Now, learning hieratic is a process that needs good teachers and a scribal tradition. We do not have direct evidence for schools of this kind in the form of buildings or monuments. However, these little marks of numbers and letters, scratched into the surface of various everyday artefacts, show that scribes trained in the Egyptian manner were still carrying out their trade in the province. The novel uses phrases such as “quick scribal signs” for this writing style. This is in contrast to what Makty-Rasut calls “proper writing” – hieroglyphic – which would be used back in Egypt for official or ceremonial purposes.

Next we have the evidence of the rather later biblical psalms. Several critics have noticed that one group of these, those which are petitionary pleas for help in time of trouble, bear strong resemblance to earlier letters written by subordinates to their political superiors. A writing style originally used in the secular sphere for addressing someone of higher rank, was adopted for religious use addressing gods. This would seem quite an obvious idea for someone who has been trained in official protocol and is then asked to create spiritual songs.

British Musuem - one of the Amarna letters
However, the resemblance is stronger than that. Specific kinds of phrasing, and specific kinds of appeal for help, turn up in political letters from around 1350 BCE, and also in the earliest psalms from around 1000 BCE or so. Moreover, they do so in the same geographical location – Jerusalem (Shalem in this story). This again suggests that there was a continuity of tradition that spanned those years.

In Scenes from a Life it is suggested that this link was set in place by an Egyptian scribe who found reasons of his own to move out to the province. Scribal teams in Egypt were well coordinated, with clear specialisation of skills, and it is easy to imagine that such a person would be able to organise and motivate a group of people in Jerusalem, whether Egyptian or native-born.

Books on the Underground

I have previously posted about this scheme, in which authors contribute books which are marked with a distinctive sticker and then placed for public consumption on the London Underground. Loads of people read something on the Tube, if only the free Metro newspaper, so the scheme is a great idea. Check out the website http://booksontheunderground.tumblr.com/ for more details. Anyway, there have been two sightings of In a Milk and Honeyed Land in the last few days – at Earls Court on Monday, and Notting Hill Gate today. Let’s hope someone is enjoying the read…

Other news from the Orangeberry book tour –

  • An extract (first chapter) and brief description at The Book Connoisseur
  • An author interview and some blurb at The Reading Cat – the interview has some stuff about the forthcoming Scenes from a Life as well as more general things.

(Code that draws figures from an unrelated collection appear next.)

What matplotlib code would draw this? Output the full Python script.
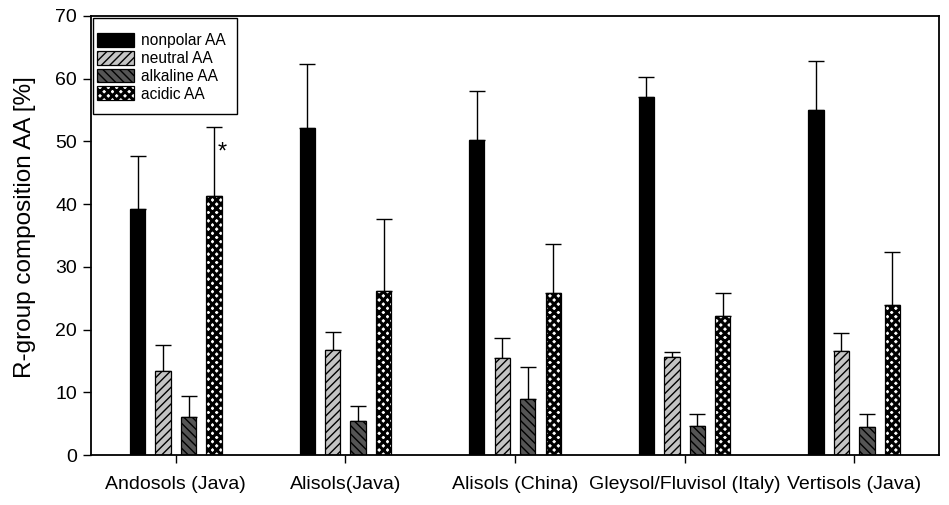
import matplotlib
matplotlib.use("Agg")
import matplotlib.pyplot as plt
from matplotlib.patches import Rectangle
import numpy as np

plt.rcParams['font.family'] = ['Liberation Sans', 'DejaVu Sans']

categories = ["Andosols (Java)", "Alisols(Java)", "Alisols (China)",
              "Gleysol/Fluvisol (Italy)", "Vertisols (Java)"]
series = ["nonpolar AA", "neutral AA", "alkaline AA", "acidic AA"]
nonpolar = [39.3, 52.1, 50.2, 57.1, 55.0]
nonpolar_err = [8.4, 10.2, 7.9, 3.1, 7.9]
neutral = [13.4, 16.7, 15.5, 15.6, 16.6]
neutral_err = [4.1, 2.9, 3.1, 0.9, 2.9]
alkaline = [6.1, 5.4, 8.9, 4.7, 4.5]
alkaline_err = [3.3, 2.4, 5.2, 1.9, 2.1]
acidic = [41.3, 26.1, 25.8, 22.2, 23.9]
acidic_err = [11.0, 11.5, 7.9, 3.6, 8.5]

values = [nonpolar, neutral, alkaline, acidic]
errors = [nonpolar_err, neutral_err, alkaline_err, acidic_err]
faces = ['black', '#c4c4c4', '#555555', 'white']
hatches = [None, '////', '\\\\\\\\', 'xxxx']
hatch_lw = [1.0, 1.0, 1.0, 2.2]


def set_hlw(patch, lw):
    if hasattr(patch, 'set_hatch_linewidth'):
        patch.set_hatch_linewidth(lw)
    else:
        patch._hatch_linewidth = lw


fig = plt.figure(figsize=(9.49, 5.05), dpi=100)
ax = fig.add_axes([91/949, 1-455/505, (939-91)/949, (455-16)/505])

x = np.arange(1, len(categories) + 1)
offsets = [-0.225, -0.075, 0.075, 0.225]
width = 0.09
for v, e, fc, h, hl, off, lab in zip(values, errors, faces, hatches, hatch_lw, offsets, series):
    bars = ax.bar(x + off, v, width, color=fc, edgecolor='black', linewidth=0.9,
                  hatch=h, label=lab, zorder=2)
    for b in bars:
        set_hlw(b, hl)
    ax.errorbar(x + off, v, yerr=[np.zeros(len(v)), e], fmt='none',
                ecolor='black', elinewidth=1.0, capsize=5.5, capthick=1.0, zorder=1)

ax.text(1.272, 48.3, '*', ha='center', va='center', fontsize=17)

ax.set_xlim(0.5, 5.5)
ax.set_ylim(0, 70)
ax.set_yticks(range(0, 71, 10))
ax.set_xticks(x)
ax.set_xticklabels(categories, fontsize=14)
ax.tick_params(axis='y', labelsize=14, direction='out', length=6, width=1, pad=4)
ax.tick_params(axis='x', direction='out', length=6, width=1, pad=9)
ax.set_ylabel('R-group composition AA [%]', fontsize=17.5)
ax.yaxis.set_label_coords(-55/848, 0.52)
for s in ax.spines.values():
    s.set_linewidth(1.3)

# legend box
ax.add_patch(Rectangle(((93-91)/848, (455-114)/439), (237-93)/848, (114-18)/439,
                       transform=ax.transAxes, facecolor='white', edgecolor='black',
                       linewidth=1.0, zorder=3))
leg = ax.legend(loc='upper left', bbox_to_anchor=((97-91)/848, 1-(33-16)/439),
                fontsize=11.2, frameon=False, borderaxespad=0, borderpad=0,
                handlelength=2.35, handleheight=1.0, labelspacing=0.16,
                handletextpad=0.5)
leg.set_zorder(4)
for p, hl in zip(leg.get_patches(), hatch_lw):
    set_hlw(p, hl)

fig.savefig('out.png', dpi=100)
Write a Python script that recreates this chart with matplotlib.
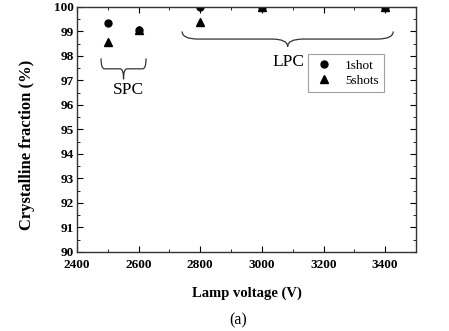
import matplotlib
matplotlib.use("Agg")
import matplotlib.pyplot as plt
from matplotlib.path import Path
from matplotlib.patches import PathPatch
from matplotlib.ticker import MultipleLocator

plt.rcParams['font.family'] = ['Liberation Serif', 'DejaVu Serif']

voltage_1shot = [2500, 2600, 2800, 3000, 3400]
frac_1shot = [99.35, 99.05, 100.0, 100.0, 100.0]
voltage_5shots = [2500, 2600, 2800, 3000, 3400]
frac_5shots = [98.55, 99.05, 99.4, 100.0, 100.0]


def brace(ax, x0, x1, y, depth, lw=0.9):
    # curly brace opening upward, tip pointing down
    xm = (x0 + x1) / 2
    h = depth / 2
    verts = [(x0, y), (x0, y - h), (x0 + (xm - x0) * 0.15, y - h),
             (xm - (xm - x0) * 0.15, y - h), (xm, y - h), (xm, y - depth),
             (xm, y - h), (xm + (x1 - xm) * 0.15, y - h),
             (x1 - (x1 - xm) * 0.15, y - h), (x1, y - h), (x1, y)]
    codes = [Path.MOVETO, Path.CURVE3, Path.CURVE3, Path.LINETO,
             Path.CURVE3, Path.CURVE3, Path.CURVE3, Path.CURVE3,
             Path.LINETO, Path.CURVE3, Path.CURVE3]
    ax.add_patch(PathPatch(Path(verts, codes), fill=False, lw=lw,
                           color='#333333', clip_on=False))


fig = plt.figure(figsize=(4.49, 3.31), dpi=100)
ax = fig.add_axes([0.1715, 0.2387, 0.755, 0.7403])

ax.plot(voltage_1shot, frac_1shot, 'o', color='black', ms=5, label='1shot')
ax.plot(voltage_5shots, frac_5shots, '^', color='black', ms=5.5, label='5shots')

ax.set_xlim(2400, 3500)
ax.set_ylim(90, 100)
ax.set_xticks([2400, 2600, 2800, 3000, 3200, 3400])
ax.set_yticks(range(90, 101))
ax.xaxis.set_minor_locator(MultipleLocator(100))
ax.yaxis.set_minor_locator(MultipleLocator(0.5))
ax.tick_params(which='both', direction='in', top=True, right=True,
               labelsize=9.5)
ax.tick_params(axis='x', pad=5)
ax.tick_params(axis='y', pad=2)
ax.tick_params(which='major', length=4)
ax.tick_params(which='minor', length=2)
for lab in ax.get_xticklabels() + ax.get_yticklabels():
    lab.set_fontweight('bold')
for s in ax.spines.values():
    s.set_linewidth(1.0)
    s.set_color('#333333')

ax.set_xlabel('Lamp voltage (V)', fontsize=10.5, fontweight='bold', labelpad=11)
ax.set_ylabel('Crystalline fraction (%)', fontsize=12, fontweight='bold',
              labelpad=5)
ax.yaxis.set_label_coords(-0.125, 0.437)

brace(ax, 2478, 2624, 97.9, 0.85)
ax.text(2566, 96.6, 'SPC', ha='center', va='center', fontsize=12.5)
brace(ax, 2741, 3426, 99.0, 0.62)
ax.text(3085, 97.75, 'LPC', ha='center', va='center', fontsize=12.5)

leg = ax.legend(loc='upper left', bbox_to_anchor=(0.681, 0.808), fontsize=9.5,
                frameon=True, fancybox=False, edgecolor='#888888',
                handletextpad=0.8, borderpad=0.4, labelspacing=0.25,
                handlelength=1.6, borderaxespad=0)
leg.get_frame().set_linewidth(0.8)

fig.text(0.530, 0.033, '(a)', ha='center', va='center', fontsize=11.5)

fig.savefig('out.png', dpi=100)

There’s more to come over the next few weeks… which should keep me quiet in between proof-reading and such like.

Egyptian poetry and tomb writing

This is another portion from the author’s notes at the end of Scenes From a Life. This, and the rest of the book, is undergoing heavy proof-reading and editorial work just now…

Chapel entrance, Luxor

Tomb inscriptions are one of our main windows into Egyptian life at royal and elite levels. Tourists to Egypt, and visitors to museums all around the world, still look at these today. Here in London, the New Kingdom Egyptian galleries in the British Museum provide excellent background material to this story, as well as being well worth a visit on their own account.

As Makty-Rasut comments to his friend Sanedjem-Keni, the royal tombs focus almost entirely on formal religious themes. These are often individually expressed in different tombs, but display broadly the same ideas and images. This is because of the specific role that the ruler was expected to fulfill in the afterlife. A great deal depended on him carrying out the right actions in the right way, so the tomb decorations revolved around ensuring that he would be armed with accurate information for the task at hand.

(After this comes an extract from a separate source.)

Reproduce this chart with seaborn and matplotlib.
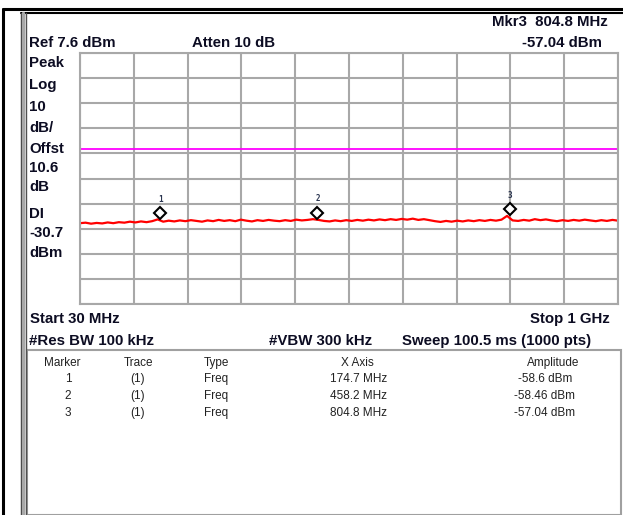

The tombs of elite individuals lower down the social ladder – priests, high-ranking soldiers, city officials, and so on – are very much more varied. Some scenes are popular and appear often, such as a hunting scene of a married couple on a boat in marsh-lands. Others, however, are unique, and capture for us something of the particular life of an individual. If the person had carried out any sort of official duty then we expect to find something of this in the tomb record. In addition, lively and inventive images can pop up in surprising places. We learn far more about life in Egypt from these tombs than from those in the Valley of the Kings.

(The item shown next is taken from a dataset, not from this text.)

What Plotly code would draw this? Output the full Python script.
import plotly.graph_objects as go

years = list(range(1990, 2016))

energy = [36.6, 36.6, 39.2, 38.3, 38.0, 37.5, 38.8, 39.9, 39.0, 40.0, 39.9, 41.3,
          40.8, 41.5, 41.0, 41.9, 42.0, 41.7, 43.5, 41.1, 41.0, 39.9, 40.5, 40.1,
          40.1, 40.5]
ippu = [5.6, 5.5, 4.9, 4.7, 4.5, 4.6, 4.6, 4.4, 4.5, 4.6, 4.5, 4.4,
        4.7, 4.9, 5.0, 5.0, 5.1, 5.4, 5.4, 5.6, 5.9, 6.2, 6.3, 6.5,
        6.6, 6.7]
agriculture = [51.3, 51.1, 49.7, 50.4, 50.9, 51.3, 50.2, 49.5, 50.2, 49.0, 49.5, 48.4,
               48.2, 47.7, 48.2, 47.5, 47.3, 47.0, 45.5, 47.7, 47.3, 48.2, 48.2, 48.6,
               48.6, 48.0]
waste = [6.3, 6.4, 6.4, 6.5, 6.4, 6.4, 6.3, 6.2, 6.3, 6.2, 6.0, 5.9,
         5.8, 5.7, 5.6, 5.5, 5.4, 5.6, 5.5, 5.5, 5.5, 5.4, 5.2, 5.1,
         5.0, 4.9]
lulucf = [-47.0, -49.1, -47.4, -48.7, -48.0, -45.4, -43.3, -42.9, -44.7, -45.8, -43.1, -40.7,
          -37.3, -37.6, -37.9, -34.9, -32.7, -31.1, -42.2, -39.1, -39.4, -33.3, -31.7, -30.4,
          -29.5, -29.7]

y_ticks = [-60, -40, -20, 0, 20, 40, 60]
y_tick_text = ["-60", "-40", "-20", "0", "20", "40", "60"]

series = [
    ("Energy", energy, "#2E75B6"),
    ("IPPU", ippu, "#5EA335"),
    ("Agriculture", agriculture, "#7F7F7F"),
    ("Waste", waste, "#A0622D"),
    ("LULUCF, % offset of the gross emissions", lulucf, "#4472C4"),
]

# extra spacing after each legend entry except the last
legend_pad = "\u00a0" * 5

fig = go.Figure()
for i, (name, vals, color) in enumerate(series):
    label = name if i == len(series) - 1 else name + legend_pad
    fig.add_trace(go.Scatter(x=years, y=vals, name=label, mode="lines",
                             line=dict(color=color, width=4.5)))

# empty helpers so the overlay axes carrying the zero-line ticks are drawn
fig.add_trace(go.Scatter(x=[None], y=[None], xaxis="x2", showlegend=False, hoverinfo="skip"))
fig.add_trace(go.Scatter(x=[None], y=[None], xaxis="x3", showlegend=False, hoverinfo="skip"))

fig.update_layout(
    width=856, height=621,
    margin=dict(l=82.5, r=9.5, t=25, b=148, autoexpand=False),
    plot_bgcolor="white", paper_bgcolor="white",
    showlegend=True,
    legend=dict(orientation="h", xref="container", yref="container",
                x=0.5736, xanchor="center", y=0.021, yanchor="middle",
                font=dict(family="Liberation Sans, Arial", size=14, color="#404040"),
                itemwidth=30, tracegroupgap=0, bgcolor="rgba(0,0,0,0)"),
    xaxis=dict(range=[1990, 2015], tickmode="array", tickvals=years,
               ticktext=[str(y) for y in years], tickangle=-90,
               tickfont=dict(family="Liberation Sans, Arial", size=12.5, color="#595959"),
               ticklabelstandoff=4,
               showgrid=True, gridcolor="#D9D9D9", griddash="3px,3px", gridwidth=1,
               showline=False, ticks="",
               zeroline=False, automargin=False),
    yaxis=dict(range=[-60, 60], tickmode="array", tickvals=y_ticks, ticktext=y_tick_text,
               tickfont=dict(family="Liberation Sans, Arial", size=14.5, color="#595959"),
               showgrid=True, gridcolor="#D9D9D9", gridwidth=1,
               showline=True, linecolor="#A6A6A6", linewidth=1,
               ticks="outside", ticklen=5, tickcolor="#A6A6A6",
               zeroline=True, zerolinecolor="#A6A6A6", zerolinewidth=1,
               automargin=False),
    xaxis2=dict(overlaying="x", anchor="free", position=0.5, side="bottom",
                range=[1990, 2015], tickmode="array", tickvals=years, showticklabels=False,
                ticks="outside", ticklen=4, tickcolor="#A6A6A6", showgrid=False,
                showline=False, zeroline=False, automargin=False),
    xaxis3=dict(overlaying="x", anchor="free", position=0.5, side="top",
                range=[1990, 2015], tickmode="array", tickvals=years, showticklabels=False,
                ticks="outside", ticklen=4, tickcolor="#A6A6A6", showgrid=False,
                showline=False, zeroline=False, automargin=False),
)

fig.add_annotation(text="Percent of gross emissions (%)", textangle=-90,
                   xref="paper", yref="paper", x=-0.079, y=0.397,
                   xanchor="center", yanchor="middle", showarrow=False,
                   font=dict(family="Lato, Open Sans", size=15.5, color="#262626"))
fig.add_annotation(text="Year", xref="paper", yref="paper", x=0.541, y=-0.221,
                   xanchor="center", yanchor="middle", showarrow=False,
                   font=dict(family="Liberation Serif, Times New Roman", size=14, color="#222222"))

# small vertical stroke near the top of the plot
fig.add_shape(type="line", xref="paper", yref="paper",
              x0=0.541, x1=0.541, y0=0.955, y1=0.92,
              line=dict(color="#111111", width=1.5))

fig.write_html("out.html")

An important part of the tomb was the autobiography. This was not intended to be a dispassionate or balanced account of the person’s life. Rather, it served as a kind of CV justifying to the gods why that individual should be allowed to enjoy the delights of the afterlife. These autobiographies therefore seem to us to be grossly self-congratulatory. In the early days of Egyptology, they were treated with great suspicion, or dismissed as having no historical merit. Nowadays they are regarded with more sympathy, and sifted for nuggets of value in amongst the generally up-beat expressions.

In Scenes From a Life, the snippets at the start of each even-numbered chapter are an invented but credible tomb autobiography for Makty-Rasut. Each one speculates how he might have presented for eternity the events described in that chapter. In contrast, the poems at the start of the odd-numbered chapters are taken from, or adapted from, one or other of the love poems which have been found in Egypt. Many of these were discovered near Luxor, in particular among the workmen’s houses at Deir al-Medina.

When reading translations of ancient Egyptian material, it is always worth remembering that the plain text version we read is only part of the whole. It is loosely similar to hearing the dialogue from a film soundtrack without seeing the pictures, since our written form is almost completely divorced from any underlying visual content. It does not really matter to us, and is largely overlooked, that the letter “A” originally derived from the head and horns of an ox. Today we routinely separate out writing from illustrations.

But with Egyptian writing, the visual and textual parts of an inscription were a unified whole. Since most letter signs still clearly showed their origins as pictures of real-world objects, it is easy to integrate the two. There are many places where one sign in the written text is placed so as to also form part of a composite pictorial scene. In other places, design elements in the picture can be read as words or suggestive puns.

The “hunting in the marsh” scenes mentioned above are loaded with such elements, indicating that the picture is not really about catching ducks or fish. The main message told by the visual metaphors is one of love, passion and fertility. A scribe such as Makty-Rasut would show his skill by weaving in such “hidden” stories in amongst a more simple surface-level picture.